Views on enabling ambition in article 6 and transition of CDM activities to article 6.4
– June 2021
This submission is part of a series responding to the monthly calls from the SBSTA chair covering several aspects of Article 6. Carbon Market Watch’s overall perspective on Article 6 is accessible here. In previous submissions in this series, CMW has expressed its view on share of proceeds for adaptation and avoiding double use of A6.4 ERs as well as the rapid operationalisation of Article 6.
All CDM activities should be reassessed before any transition, and CDM credits should not be used towards Paris Agreement goals:
● The CDM largely failed to reduce overall emissions and has even undermined environmental integrity.

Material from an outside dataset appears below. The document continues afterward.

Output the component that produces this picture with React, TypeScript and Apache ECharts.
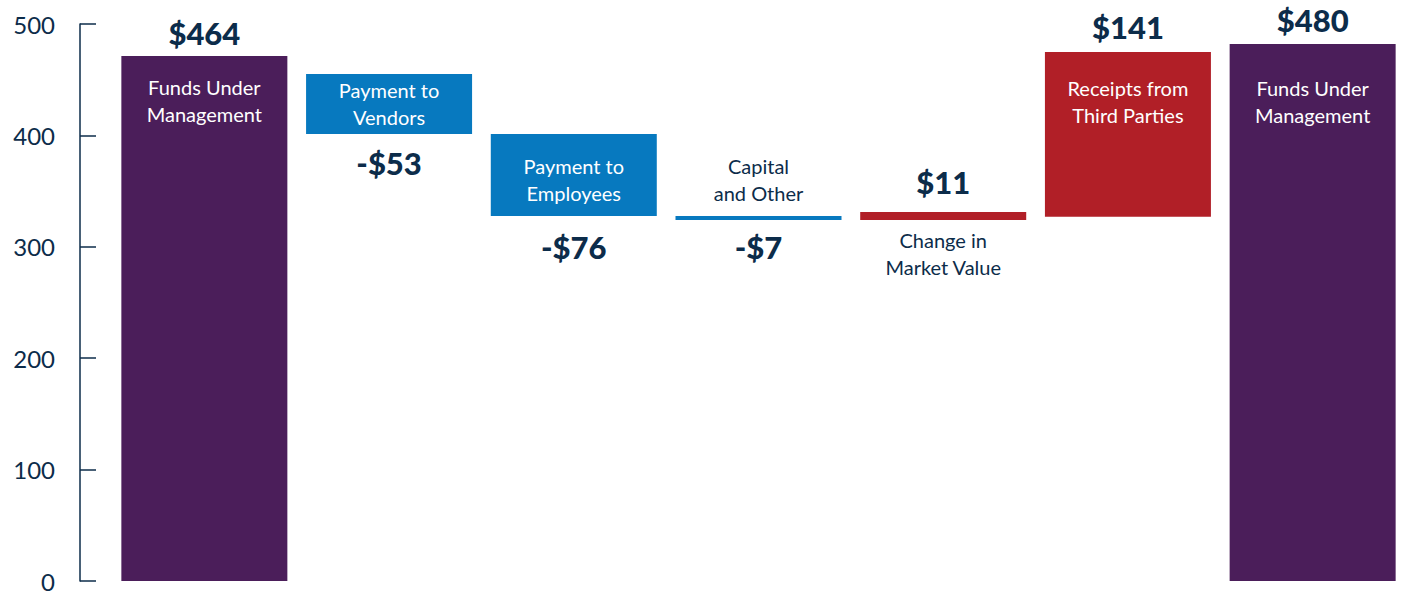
import React, { useEffect, useRef } from 'react';
import * as echarts from 'echarts';

const categories = ['FUM Start', 'Vendors', 'Employees', 'Capital', 'Market', 'Receipts', 'FUM End'];
const nameLabels = [
  'Funds Under\nManagement',
  'Payment to\nVendors',
  'Payment to\nEmployees',
  'Capital\nand Other',
  'Change in\nMarket Value',
  'Receipts from\nThird Parties',
  'Funds Under\nManagement',
];
const valueLabels = ['$464', '-$53', '-$76', '-$7', '$11', '$141', '$480'];
const barBottoms = [0, 401.3, 327.6, 324.1, 324.1, 327.0, 0];
const barTops = [471.3, 455.1, 401.3, 327.6, 331.2, 474.9, 482.0];
const yTicks = [0, 100, 200, 300, 400, 500];

const PURPLE = '#4b1e5a';
const BLUE = '#0779bf';
const RED = '#b11f27';
const NAVY = '#0c2c4a';
const FONT = 'Lato, "Noto Sans", sans-serif';
const barColors = [PURPLE, BLUE, BLUE, BLUE, RED, RED, PURPLE];

// label layout: anchor at bar top or bottom, text placed above or below it
const nameLayout = [
  { anchor: 'top', pos: 'bottom', dist: 17.5, color: '#ffffff' },
  { anchor: 'top', pos: 'bottom', dist: 2.5, color: '#ffffff' },
  { anchor: 'top', pos: 'bottom', dist: 18.5, color: '#ffffff' },
  { anchor: 'top', pos: 'top', dist: 9.5, color: NAVY },
  { anchor: 'bottom', pos: 'bottom', dist: 6.5, color: NAVY },
  { anchor: 'top', pos: 'bottom', dist: 22.5, color: '#ffffff' },
  { anchor: 'top', pos: 'bottom', dist: 30.5, color: '#ffffff' },
];
const valueLayout = [
  { anchor: 'top', pos: 'top', dist: 7.5 },
  { anchor: 'bottom', pos: 'bottom', dist: 13.5 },
  { anchor: 'bottom', pos: 'bottom', dist: 15.5 },
  { anchor: 'bottom', pos: 'bottom', dist: 11.5 },
  { anchor: 'top', pos: 'top', dist: 14.5 },
  { anchor: 'top', pos: 'top', dist: 9.5 },
  { anchor: 'top', pos: 'top', dist: 8.5 },
];

export default function App() {
  const ref = useRef<HTMLDivElement>(null);
  useEffect(() => {
    if (!ref.current) return;
    const chart = echarts.init(ref.current, undefined, { renderer: 'svg' });
    const anchorVal = (i: number, a: string) => (a === 'top' ? barTops[i] : barBottoms[i]);
    chart.setOption({
      animation: false,
      backgroundColor: '#ffffff',
      grid: { left: 112, right: 0, top: 24, bottom: 14 },
      xAxis: {
        type: 'category',
        data: categories,
        axisLine: { show: false },
        axisTick: { show: false },
        axisLabel: { show: false },
        splitLine: { show: false },
      },
      yAxis: {
        type: 'value',
        min: yTicks[0],
        max: yTicks[yTicks.length - 1],
        interval: 100,
        offset: 32,
        splitLine: { show: false },
        axisLine: { show: true, lineStyle: { color: NAVY, width: 1.5 } },
        axisTick: { show: true, inside: true, length: 16, lineStyle: { color: NAVY, width: 1.5 } },
        axisLabel: { margin: 25, color: NAVY, fontSize: 24, fontFamily: FONT },
      },
      series: [
        {
          type: 'bar',
          stack: 'w',
          barWidth: 166,
          silent: true,
          itemStyle: { color: 'transparent' },
          data: barBottoms,
        },
        {
          type: 'bar',
          stack: 'w',
          barWidth: 166,
          data: barTops.map((t, i) => ({
            value: t - barBottoms[i],
            itemStyle: { color: barColors[i] },
          })),
        },
        {
          type: 'scatter',
          symbolSize: 0,
          z: 10,
          itemStyle: { color: 'transparent', opacity: 1 },
          data: nameLabels.map((n, i) => ({
            value: [i, anchorVal(i, nameLayout[i].anchor)],
            label: {
              show: true,
              formatter: n,
              position: nameLayout[i].pos,
              distance: nameLayout[i].dist,
              color: nameLayout[i].color,
              opacity: 1,
              fontSize: 20,
              lineHeight: 27,
              fontFamily: FONT,
              align: 'center',
            },
          })),
        },
        {
          type: 'scatter',
          symbolSize: 0,
          z: 10,
          itemStyle: { color: 'transparent', opacity: 1 },
          data: valueLabels.map((v, i) => ({
            value: [i, anchorVal(i, valueLayout[i].anchor)],
            label: {
              show: true,
              formatter: v,
              position: valueLayout[i].pos,
              distance: valueLayout[i].dist,
              color: NAVY,
              opacity: 1,
              fontSize: 31,
              lineHeight: 31,
              fontWeight: 900,
              fontFamily: FONT,
            },
          })),
        },
      ],
    });
    return () => chart.dispose();
  }, []);
  return (
    <div
      ref={ref}
      style={{ position: 'fixed', left: 0, top: 0, width: 1405, height: 595 }}
    />
  );
}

● Carrying over CDM credits could flood the market with as many as 4 billion “hot air” credits to the detriment of the climate as well as project developers.

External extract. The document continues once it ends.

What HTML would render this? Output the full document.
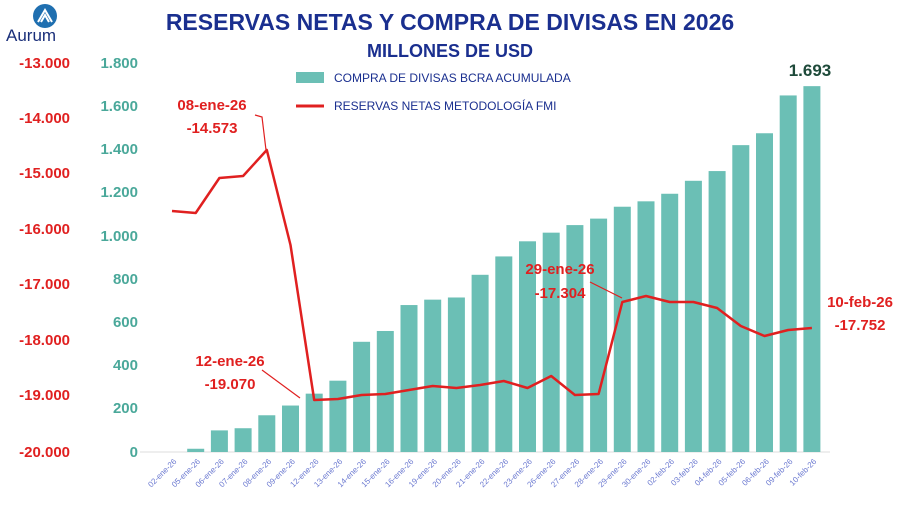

● The CDM Executive Board de facto halted CDM projects from continuing to generate credits for reductions post-2020. Parties should formalise this at COP26/CMP16 and ensure that only projects reliant on CDM revenue can continue to benefit from carbon market finance.
● If CDM activities were to transition, they would need to abide by strict quality criteria to ensure emission reductions are real, measurable, additional, verifiable, permanent, and do no harm to local communities. At a minimum, activities must comply with Article 6.4 rules, modalities and procedures.
Enabling ambition in Article 6 requires mechanisms to not undermine climate action:
● Carbon markets are a means to an end — they should be used to disburse results-based climate finance and there is no place for zero-sum game offsets.
● Provisions must be established to exclude double counting and to set conservative baselines well below BAU.
● An automatic partial cancellation rate of credits should be implemented to guarantee “extra” emission reductions.
● Strict limits on credit transfers are needed to limit the risk of trading “hot air”.